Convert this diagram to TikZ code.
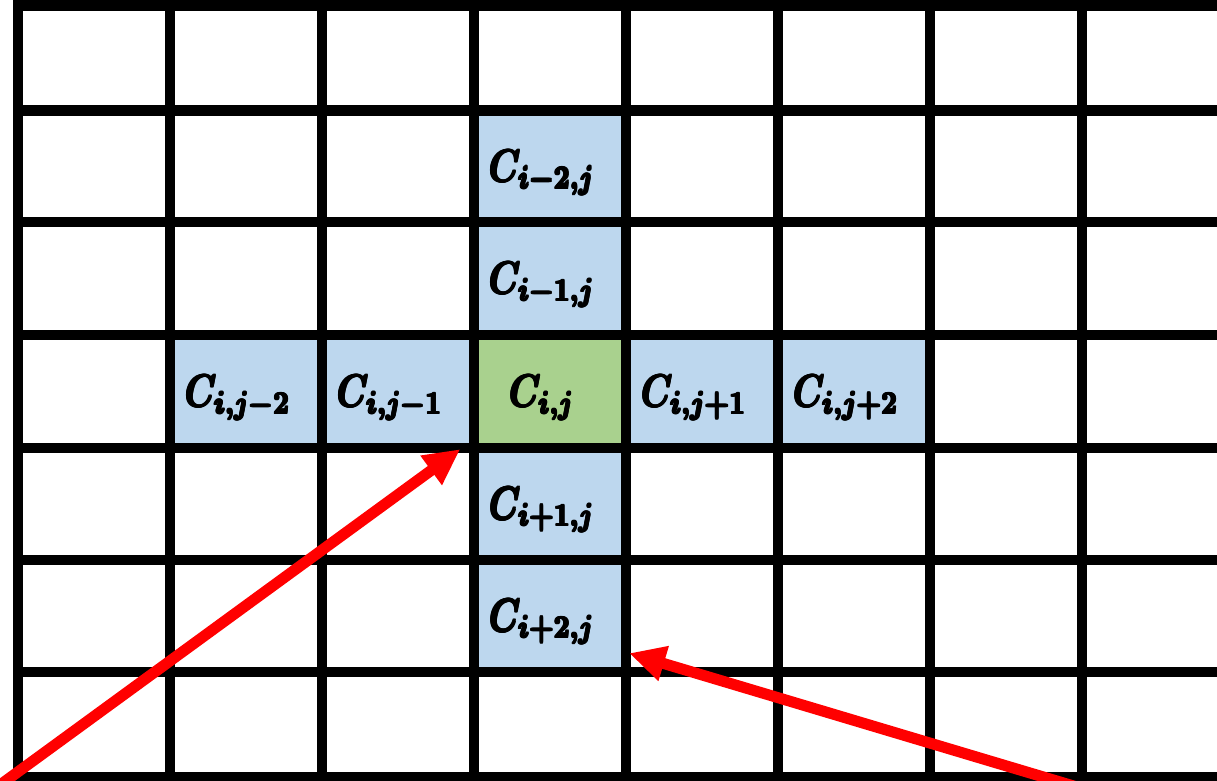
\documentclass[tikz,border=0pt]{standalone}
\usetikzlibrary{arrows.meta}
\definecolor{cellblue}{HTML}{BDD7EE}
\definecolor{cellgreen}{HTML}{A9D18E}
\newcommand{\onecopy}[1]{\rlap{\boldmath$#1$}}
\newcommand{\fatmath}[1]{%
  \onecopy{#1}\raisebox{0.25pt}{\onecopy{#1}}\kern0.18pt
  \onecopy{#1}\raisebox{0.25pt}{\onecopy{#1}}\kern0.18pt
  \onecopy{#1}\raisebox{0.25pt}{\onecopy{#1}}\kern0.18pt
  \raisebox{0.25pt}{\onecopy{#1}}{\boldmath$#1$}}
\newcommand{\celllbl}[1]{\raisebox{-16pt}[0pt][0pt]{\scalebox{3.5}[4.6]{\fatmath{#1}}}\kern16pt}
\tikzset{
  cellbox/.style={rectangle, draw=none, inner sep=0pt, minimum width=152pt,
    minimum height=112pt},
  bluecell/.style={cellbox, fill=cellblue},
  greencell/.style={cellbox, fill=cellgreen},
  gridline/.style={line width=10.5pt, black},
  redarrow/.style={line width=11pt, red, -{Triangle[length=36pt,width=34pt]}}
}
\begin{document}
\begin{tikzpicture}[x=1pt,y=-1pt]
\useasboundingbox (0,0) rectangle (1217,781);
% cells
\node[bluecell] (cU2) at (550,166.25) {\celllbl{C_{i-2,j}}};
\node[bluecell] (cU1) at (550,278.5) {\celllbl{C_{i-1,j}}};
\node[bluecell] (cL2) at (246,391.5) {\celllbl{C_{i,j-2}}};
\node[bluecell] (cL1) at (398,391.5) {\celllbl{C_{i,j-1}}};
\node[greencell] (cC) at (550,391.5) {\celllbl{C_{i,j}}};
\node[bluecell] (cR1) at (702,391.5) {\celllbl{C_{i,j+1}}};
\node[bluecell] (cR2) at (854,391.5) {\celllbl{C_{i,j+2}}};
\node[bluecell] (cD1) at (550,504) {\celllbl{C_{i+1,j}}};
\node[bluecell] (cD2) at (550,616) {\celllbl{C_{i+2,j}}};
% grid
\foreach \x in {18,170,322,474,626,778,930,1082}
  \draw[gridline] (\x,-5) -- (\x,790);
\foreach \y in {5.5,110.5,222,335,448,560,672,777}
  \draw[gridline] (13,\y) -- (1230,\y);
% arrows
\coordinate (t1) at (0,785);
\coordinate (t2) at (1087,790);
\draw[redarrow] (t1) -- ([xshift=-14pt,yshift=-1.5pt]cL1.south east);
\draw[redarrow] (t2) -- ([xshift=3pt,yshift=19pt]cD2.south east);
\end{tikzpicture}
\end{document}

______________________________

Without including any pictures, print all of the material exactly as given.

__CORRECT OUTPUT__.
Convert this diagram to TikZ code.
\documentclass[tikz,border=0pt]{standalone}
\usetikzlibrary{arrows.meta}
\definecolor{cellblue}{HTML}{BDD7EE}
\definecolor{cellgreen}{HTML}{A9D18E}
\newcommand{\onecopy}[1]{\rlap{\boldmath$#1$}}
\newcommand{\fatmath}[1]{%
  \onecopy{#1}\raisebox{0.25pt}{\onecopy{#1}}\kern0.18pt
  \onecopy{#1}\raisebox{0.25pt}{\onecopy{#1}}\kern0.18pt
  \onecopy{#1}\raisebox{0.25pt}{\onecopy{#1}}\kern0.18pt
  \raisebox{0.25pt}{\onecopy{#1}}{\boldmath$#1$}}
\newcommand{\celllbl}[1]{\raisebox{-16pt}[0pt][0pt]{\scalebox{3.5}[4.6]{\fatmath{#1}}}\kern16pt}
\tikzset{
  cellbox/.style={rectangle, draw=none, inner sep=0pt, minimum width=152pt,
    minimum height=112pt},
  bluecell/.style={cellbox, fill=cellblue},
  greencell/.style={cellbox, fill=cellgreen},
  gridline/.style={line width=10.5pt, black},
  redarrow/.style={line width=11pt, red, -{Triangle[length=36pt,width=34pt]}}
}
\begin{document}
\begin{tikzpicture}[x=1pt,y=-1pt]
\useasboundingbox (0,0) rectangle (1217,781);
% cells
\node[bluecell] (cU2) at (550,166.25) {\celllbl{C_{i-2,j}}};
\node[bluecell] (cU1) at (550,278.5) {\celllbl{C_{i-1,j}}};
\node[bluecell] (cL2) at (246,391.5) {\celllbl{C_{i,j-2}}};
\node[bluecell] (cL1) at (398,391.5) {\celllbl{C_{i,j-1}}};
\node[greencell] (cC) at (550,391.5) {\celllbl{C_{i,j}}};
\node[bluecell] (cR1) at (702,391.5) {\celllbl{C_{i,j+1}}};
\node[bluecell] (cR2) at (854,391.5) {\celllbl{C_{i,j+2}}};
\node[bluecell] (cD1) at (550,504) {\celllbl{C_{i+1,j}}};
\node[bluecell] (cD2) at (550,616) {\celllbl{C_{i+2,j}}};
% grid
\foreach \x in {18,170,322,474,626,778,930,1082}
  \draw[gridline] (\x,-5) -- (\x,790);
\foreach \y in {5.5,110.5,222,335,448,560,672,777}
  \draw[gridline] (13,\y) -- (1230,\y);
% arrows
\coordinate (t1) at (0,785);
\coordinate (t2) at (1087,790);
\draw[redarrow] (t1) -- ([xshift=-14pt,yshift=-1.5pt]cL1.south east);
\draw[redarrow] (t2) -- ([xshift=3pt,yshift=19pt]cD2.south east);
\end{tikzpicture}
\end{document}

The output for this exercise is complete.